> STATED PROBLEM
Repeat all the material exactly; pictures stay out of your copy.

> PROVIDED MATERIAL
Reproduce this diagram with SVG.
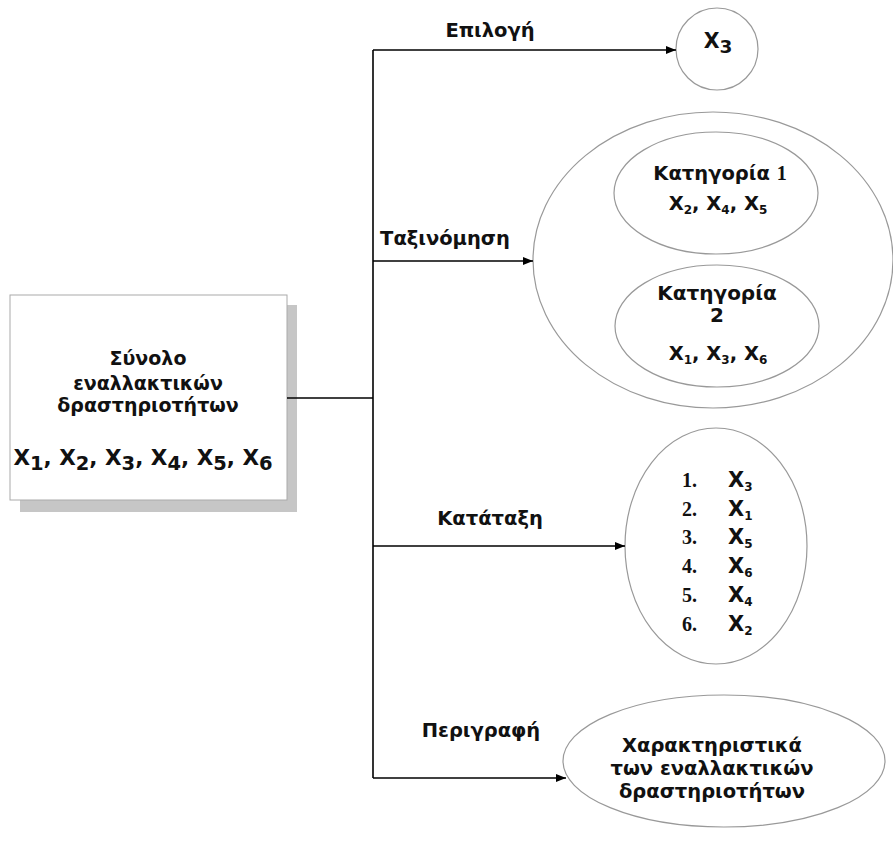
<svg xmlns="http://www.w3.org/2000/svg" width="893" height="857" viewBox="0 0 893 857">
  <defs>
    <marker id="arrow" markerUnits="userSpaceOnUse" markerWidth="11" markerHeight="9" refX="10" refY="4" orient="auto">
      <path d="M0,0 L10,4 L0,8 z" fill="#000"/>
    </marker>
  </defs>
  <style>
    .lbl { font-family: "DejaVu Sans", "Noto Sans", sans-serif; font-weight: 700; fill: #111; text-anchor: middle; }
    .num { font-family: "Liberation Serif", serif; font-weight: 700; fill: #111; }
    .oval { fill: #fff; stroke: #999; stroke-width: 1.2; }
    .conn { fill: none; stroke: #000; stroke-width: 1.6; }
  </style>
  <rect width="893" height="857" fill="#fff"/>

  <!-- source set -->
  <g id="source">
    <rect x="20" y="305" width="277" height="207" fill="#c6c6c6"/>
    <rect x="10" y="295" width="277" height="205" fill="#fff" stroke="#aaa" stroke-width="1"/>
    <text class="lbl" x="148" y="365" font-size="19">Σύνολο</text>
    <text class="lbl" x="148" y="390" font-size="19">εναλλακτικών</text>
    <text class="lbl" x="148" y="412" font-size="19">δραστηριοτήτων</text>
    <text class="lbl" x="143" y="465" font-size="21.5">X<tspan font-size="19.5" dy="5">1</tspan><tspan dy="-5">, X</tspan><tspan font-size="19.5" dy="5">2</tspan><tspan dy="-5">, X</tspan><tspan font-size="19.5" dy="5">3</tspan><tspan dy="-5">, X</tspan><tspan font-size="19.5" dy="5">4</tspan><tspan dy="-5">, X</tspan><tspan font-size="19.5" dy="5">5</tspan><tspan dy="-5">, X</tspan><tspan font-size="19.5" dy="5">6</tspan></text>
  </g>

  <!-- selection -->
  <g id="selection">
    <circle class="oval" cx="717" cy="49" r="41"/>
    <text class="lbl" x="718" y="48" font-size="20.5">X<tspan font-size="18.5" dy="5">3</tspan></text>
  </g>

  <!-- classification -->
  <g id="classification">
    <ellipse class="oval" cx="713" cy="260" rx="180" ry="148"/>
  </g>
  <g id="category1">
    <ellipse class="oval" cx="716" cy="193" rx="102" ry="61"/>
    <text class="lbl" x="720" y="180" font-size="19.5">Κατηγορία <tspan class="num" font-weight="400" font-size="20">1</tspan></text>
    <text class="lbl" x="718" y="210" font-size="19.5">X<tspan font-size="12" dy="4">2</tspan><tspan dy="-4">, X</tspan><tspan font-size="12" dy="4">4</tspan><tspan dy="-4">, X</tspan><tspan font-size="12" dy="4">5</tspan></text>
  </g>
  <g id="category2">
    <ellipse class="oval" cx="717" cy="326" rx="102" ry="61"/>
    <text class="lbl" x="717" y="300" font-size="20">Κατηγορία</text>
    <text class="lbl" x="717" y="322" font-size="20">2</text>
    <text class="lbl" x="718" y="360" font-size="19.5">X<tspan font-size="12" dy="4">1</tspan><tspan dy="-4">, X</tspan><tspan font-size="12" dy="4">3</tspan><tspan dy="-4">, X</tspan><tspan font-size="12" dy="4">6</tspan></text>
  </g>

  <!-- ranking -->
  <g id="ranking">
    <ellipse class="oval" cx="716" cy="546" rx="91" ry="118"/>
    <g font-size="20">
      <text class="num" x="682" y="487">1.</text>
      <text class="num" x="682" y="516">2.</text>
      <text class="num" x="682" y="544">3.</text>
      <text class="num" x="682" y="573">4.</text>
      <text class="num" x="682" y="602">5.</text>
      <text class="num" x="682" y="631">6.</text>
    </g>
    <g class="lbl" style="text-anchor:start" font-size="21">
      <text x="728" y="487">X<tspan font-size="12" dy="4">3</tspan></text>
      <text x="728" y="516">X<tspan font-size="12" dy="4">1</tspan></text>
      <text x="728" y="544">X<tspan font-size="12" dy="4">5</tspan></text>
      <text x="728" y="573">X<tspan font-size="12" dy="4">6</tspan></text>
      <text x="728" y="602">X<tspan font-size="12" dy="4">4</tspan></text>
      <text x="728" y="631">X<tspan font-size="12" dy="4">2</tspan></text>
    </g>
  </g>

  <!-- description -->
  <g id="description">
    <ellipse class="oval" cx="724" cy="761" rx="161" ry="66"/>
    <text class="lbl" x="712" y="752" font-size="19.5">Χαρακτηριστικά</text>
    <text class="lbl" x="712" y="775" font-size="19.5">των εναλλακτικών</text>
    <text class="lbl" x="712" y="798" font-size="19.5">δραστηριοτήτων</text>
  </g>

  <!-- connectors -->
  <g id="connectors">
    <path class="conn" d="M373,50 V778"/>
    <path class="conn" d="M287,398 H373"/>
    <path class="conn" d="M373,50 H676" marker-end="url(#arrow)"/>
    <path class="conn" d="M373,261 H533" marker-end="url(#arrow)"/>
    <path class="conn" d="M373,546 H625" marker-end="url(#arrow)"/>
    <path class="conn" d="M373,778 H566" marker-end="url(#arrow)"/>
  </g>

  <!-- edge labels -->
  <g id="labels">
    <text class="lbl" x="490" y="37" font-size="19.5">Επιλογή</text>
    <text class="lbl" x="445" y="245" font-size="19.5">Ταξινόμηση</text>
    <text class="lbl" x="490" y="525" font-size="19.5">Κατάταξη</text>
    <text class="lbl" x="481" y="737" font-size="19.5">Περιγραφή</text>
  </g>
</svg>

> FINAL RESULT
Reproduce this diagram with SVG.
<svg xmlns="http://www.w3.org/2000/svg" width="893" height="857" viewBox="0 0 893 857">
  <defs>
    <marker id="arrow" markerUnits="userSpaceOnUse" markerWidth="11" markerHeight="9" refX="10" refY="4" orient="auto">
      <path d="M0,0 L10,4 L0,8 z" fill="#000"/>
    </marker>
  </defs>
  <style>
    .lbl { font-family: "DejaVu Sans", "Noto Sans", sans-serif; font-weight: 700; fill: #111; text-anchor: middle; }
    .num { font-family: "Liberation Serif", serif; font-weight: 700; fill: #111; }
    .oval { fill: #fff; stroke: #999; stroke-width: 1.2; }
    .conn { fill: none; stroke: #000; stroke-width: 1.6; }
  </style>
  <rect width="893" height="857" fill="#fff"/>

  <!-- source set -->
  <g id="source">
    <rect x="20" y="305" width="277" height="207" fill="#c6c6c6"/>
    <rect x="10" y="295" width="277" height="205" fill="#fff" stroke="#aaa" stroke-width="1"/>
    <text class="lbl" x="148" y="365" font-size="19">Σύνολο</text>
    <text class="lbl" x="148" y="390" font-size="19">εναλλακτικών</text>
    <text class="lbl" x="148" y="412" font-size="19">δραστηριοτήτων</text>
    <text class="lbl" x="143" y="465" font-size="21.5">X<tspan font-size="19.5" dy="5">1</tspan><tspan dy="-5">, X</tspan><tspan font-size="19.5" dy="5">2</tspan><tspan dy="-5">, X</tspan><tspan font-size="19.5" dy="5">3</tspan><tspan dy="-5">, X</tspan><tspan font-size="19.5" dy="5">4</tspan><tspan dy="-5">, X</tspan><tspan font-size="19.5" dy="5">5</tspan><tspan dy="-5">, X</tspan><tspan font-size="19.5" dy="5">6</tspan></text>
  </g>

  <!-- selection -->
  <g id="selection">
    <circle class="oval" cx="717" cy="49" r="41"/>
    <text class="lbl" x="718" y="48" font-size="20.5">X<tspan font-size="18.5" dy="5">3</tspan></text>
  </g>

  <!-- classification -->
  <g id="classification">
    <ellipse class="oval" cx="713" cy="260" rx="180" ry="148"/>
  </g>
  <g id="category1">
    <ellipse class="oval" cx="716" cy="193" rx="102" ry="61"/>
    <text class="lbl" x="720" y="180" font-size="19.5">Κατηγορία <tspan class="num" font-weight="400" font-size="20">1</tspan></text>
    <text class="lbl" x="718" y="210" font-size="19.5">X<tspan font-size="12" dy="4">2</tspan><tspan dy="-4">, X</tspan><tspan font-size="12" dy="4">4</tspan><tspan dy="-4">, X</tspan><tspan font-size="12" dy="4">5</tspan></text>
  </g>
  <g id="category2">
    <ellipse class="oval" cx="717" cy="326" rx="102" ry="61"/>
    <text class="lbl" x="717" y="300" font-size="20">Κατηγορία</text>
    <text class="lbl" x="717" y="322" font-size="20">2</text>
    <text class="lbl" x="718" y="360" font-size="19.5">X<tspan font-size="12" dy="4">1</tspan><tspan dy="-4">, X</tspan><tspan font-size="12" dy="4">3</tspan><tspan dy="-4">, X</tspan><tspan font-size="12" dy="4">6</tspan></text>
  </g>

  <!-- ranking -->
  <g id="ranking">
    <ellipse class="oval" cx="716" cy="546" rx="91" ry="118"/>
    <g font-size="20">
      <text class="num" x="682" y="487">1.</text>
      <text class="num" x="682" y="516">2.</text>
      <text class="num" x="682" y="544">3.</text>
      <text class="num" x="682" y="573">4.</text>
      <text class="num" x="682" y="602">5.</text>
      <text class="num" x="682" y="631">6.</text>
    </g>
    <g class="lbl" style="text-anchor:start" font-size="21">
      <text x="728" y="487">X<tspan font-size="12" dy="4">3</tspan></text>
      <text x="728" y="516">X<tspan font-size="12" dy="4">1</tspan></text>
      <text x="728" y="544">X<tspan font-size="12" dy="4">5</tspan></text>
      <text x="728" y="573">X<tspan font-size="12" dy="4">6</tspan></text>
      <text x="728" y="602">X<tspan font-size="12" dy="4">4</tspan></text>
      <text x="728" y="631">X<tspan font-size="12" dy="4">2</tspan></text>
    </g>
  </g>

  <!-- description -->
  <g id="description">
    <ellipse class="oval" cx="724" cy="761" rx="161" ry="66"/>
    <text class="lbl" x="712" y="752" font-size="19.5">Χαρακτηριστικά</text>
    <text class="lbl" x="712" y="775" font-size="19.5">των εναλλακτικών</text>
    <text class="lbl" x="712" y="798" font-size="19.5">δραστηριοτήτων</text>
  </g>

  <!-- connectors -->
  <g id="connectors">
    <path class="conn" d="M373,50 V778"/>
    <path class="conn" d="M287,398 H373"/>
    <path class="conn" d="M373,50 H676" marker-end="url(#arrow)"/>
    <path class="conn" d="M373,261 H533" marker-end="url(#arrow)"/>
    <path class="conn" d="M373,546 H625" marker-end="url(#arrow)"/>
    <path class="conn" d="M373,778 H566" marker-end="url(#arrow)"/>
  </g>

  <!-- edge labels -->
  <g id="labels">
    <text class="lbl" x="490" y="37" font-size="19.5">Επιλογή</text>
    <text class="lbl" x="445" y="245" font-size="19.5">Ταξινόμηση</text>
    <text class="lbl" x="490" y="525" font-size="19.5">Κατάταξη</text>
    <text class="lbl" x="481" y="737" font-size="19.5">Περιγραφή</text>
  </g>
</svg>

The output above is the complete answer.